TORONTO, Ontario -- Peter Worthington, the veteran newspaperman who co-founded the Toronto Sun, has died. He was 86.
His wife, Yvonne Crittenden, confirmed that her husband died on Sunday night.
The Toronto Sun said Monday on its website that Worthington was admitted to Toronto General Hospital last Thursday and diagnosed with a serious staph infection that compromised his heart, kidneys and other organs.
The Sun said he passed away in hospital, surrounded by his wife and family, including his grandchildren.
A former military man, Worthington made a name for himself as a reporter at the Toronto Telegram by covering conflicts such as the Vietnam War and the Portuguese Colonial War, the paper said.

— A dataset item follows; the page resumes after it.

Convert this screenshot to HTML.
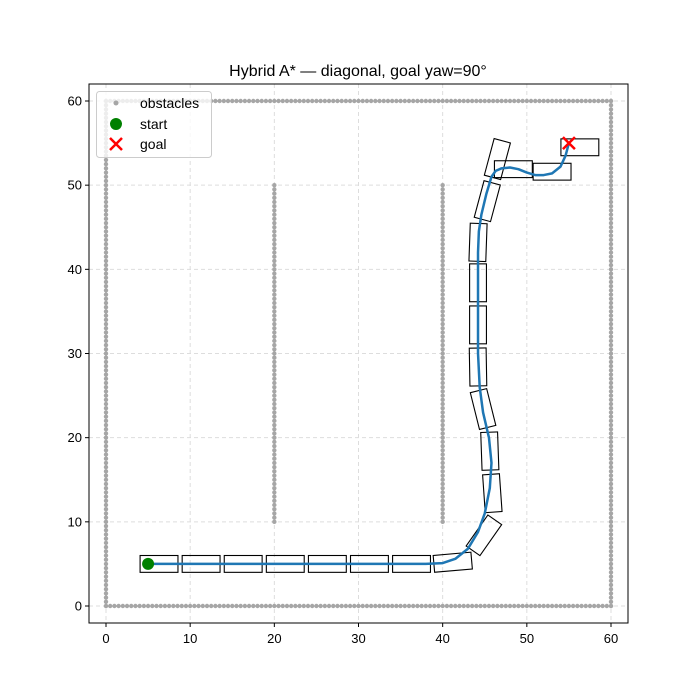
<!DOCTYPE html>
<html><head><meta charset="utf-8"><style>
body{margin:0;background:#fff;font-family:"Liberation Sans","DejaVu Sans",sans-serif}
svg{display:block}
</style></head><body>
<svg id="chart" width="700" height="700" viewBox="0 0 700 700" xmlns="http://www.w3.org/2000/svg">
<text x="358" y="76" text-anchor="middle" font-size="16" fill="#000">Hybrid A* — diagonal, goal yaw=90°</text>
<g id="grid"></g>
<g id="obs"></g>
<g id="rects"></g>
<g id="pathg"></g>
<g id="marks"></g>
<rect x="89" y="84" width="539" height="539" fill="none" stroke="#000" stroke-width="1"/>
<g id="ticks"></g>
<g>
<rect x="96.5" y="91.5" width="115" height="66" rx="3" fill="#fff" fill-opacity="0.8" stroke="#ccc"/>
<circle cx="116" cy="103" r="2.5" fill="#a6a6a6"/>
<text x="140" y="108" font-size="14">obstacles</text>
<circle cx="116" cy="124" r="6" fill="green"/>
<text x="140" y="129" font-size="14">start</text>
<path d="M110 138 L122 150 M122 138 L110 150" stroke="red" stroke-width="2.5"/>
<text x="140" y="149" font-size="14">goal</text>
</g>
</svg>
<script>
const xTicks=[0,10,20,30,40,50,60];
const yTicks=[0,10,20,30,40,50,60];
const pathX=[5,10,20,30,38,40,41.5,43,44.2,45,45.6,45.8,45.5,44.8,44.4,44.2,44.2,44.2,44.2,44.3,44.6,45.2,45.8,46.3,47,48,49,50,51,52,53,54,54.6,55];
const pathY=[5,5,5,5,5,5.1,5.6,6.8,8.8,11,14,17,20,23,26,30,34,38,42,44.5,46.5,49,51,51.7,52,52.1,51.9,51.5,51.2,51.2,51.4,52.2,53.5,55];
const poseX=[6.3,11.3,16.3,21.3,26.3,31.3,36.3,41.2,44.9,45.9,45.6,44.8,44.2,44.2,44.2,44.2,45.3,46.5,48.4,53,56.3];
const poseY=[5,5,5,5,5,5,5,5.2,8.4,13.4,18.4,23.4,28.4,33.4,38.4,43.2,48.1,53.1,51.9,51.6,54.5];
const poseYaw=[0,0,0,0,0,0,0,5,55,94,92,104,91,90,90,88,75,75,0,0,0];
const startPt=[5,5], goalPt=[55,55];
const sx=v=>106+v*8.4167, sy=v=>606-v*8.4167;
const NS='http://www.w3.org/2000/svg';
function mk(tag,attrs,parent){const e=document.createElementNS(NS,tag);for(const k in attrs)e.setAttribute(k,attrs[k]);parent.appendChild(e);return e;}
const grid=document.getElementById('grid'),ticks=document.getElementById('ticks');
xTicks.forEach(t=>{
 const g=mk('line',{x1:sx(t),x2:sx(t),y1:84,y2:623,stroke:'#ddd','stroke-dasharray':'4,3'},grid);
 
 
 const l=mk('line',{x1:sx(t),x2:sx(t),y1:623,y2:627,stroke:'#000'},ticks);
 
 
 const tx=mk('text',{x:sx(t),y:643,'text-anchor':'middle','font-size':'13'},ticks);tx.textContent=t;
 
 
});
yTicks.forEach(t=>{
 const g=mk('line',{y1:sy(t),y2:sy(t),x1:89,x2:628,stroke:'#ddd','stroke-dasharray':'4,3'},grid);
 
 
 const l=mk('line',{y1:sy(t),y2:sy(t),x1:85,x2:89,stroke:'#000'},ticks);
 
 
 const tx=mk('text',{x:82,y:sy(t)+4.5,'text-anchor':'end','font-size':'13'},ticks);tx.textContent=t;
 
 
});
const obs=document.getElementById('obs');
function dot(x,y){const c=mk('circle',{cx:sx(x),cy:sy(y),r:2.2,fill:'#a6a6a6'},obs);
 
 }
for(let v=0;v<=60;v+=0.5){dot(v,0);dot(v,60);dot(0,v);dot(60,v);}
for(let v=10;v<=50;v+=0.5){dot(20,v);dot(40,v);}
const rects=document.getElementById('rects');
const k=8.4167;
poseX.forEach((x,i)=>{
 const r=mk('rect',{x:-2.25*k,y:-1*k,width:4.5*k,height:2*k,fill:'none',stroke:'#000','stroke-width':1.1,
  transform:`translate(${sx(x)},${sy(poseY[i])}) rotate(${-poseYaw[i]})`},rects);
 
 
});
const p=mk('polyline',{points:pathX.map((x,i)=>sx(x)+','+sy(pathY[i])).join(' '),fill:'none',stroke:'#1f77b4','stroke-width':2.5,'stroke-linejoin':'round'},document.getElementById('pathg'));


const marks=document.getElementById('marks');
const s=mk('circle',{cx:sx(startPt[0]),cy:sy(startPt[1]),r:6,fill:'green'},marks);


const gx=sx(goalPt[0]),gy=sy(goalPt[1]);
const g=mk('path',{d:`M${gx-6} ${gy-6} L${gx+6} ${gy+6} M${gx+6} ${gy-6} L${gx-6} ${gy+6}`,stroke:'red','stroke-width':2.5},marks);


</script>
</body></html>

Worthington, along with J. Douglas Creighton and Don Hunt, founded the Sun in 1971, along with about 60 former staff members when the Telegram shut down.
He served as executive editor and editor-in-chief of the paper, and also made two unsuccessful runs for political office.
During his career, he won four National Newspaper Awards, a National Newspaper Citation and was also named to the Canadian News Hall of Fame, the Sun said.
Worthington's son-in-law, journalist and author David Frum, posted a tribute to the iconic news man on the website The Daily Beast.
In it, he recalled how his father-in-law witnessed Jack Ruby fatally shooting Lee Harvey Oswald, the man accused of assassinating U.S. president John F. Kennedy, in a Dallas police station on Nov. 24, 1963 -- and that his immediate reaction was to run toward the shots.
That, Frum wrote, "was his characteristic response to danger of every kind."
"He told me in our last talk that in all the hazards he had met in his life, he had never been afraid. He had sometimes felt nerves, he said, but not fear," Frum said in the piece.
Many took to social media to pay their respects to one of Canada's best-known war correspondents.
Prime Minister Stephen Harper expressed his grief on Twitter, as did several current and former Sun employees.
"Saddened to hear of the passing of Peter Worthington, a true Canadian patriot. Rest In Peace," Harper wrote.
"We lost a legend and a giant of our industry," tweeted Sun Media photographer Dave Abel.
Yet the tabloid magnate will get the final word on his death, his son-in-law wrote, noting Worthington once again "scooped us all" -- this time by writing his own obituary, set to run in the Sun on Tuesday.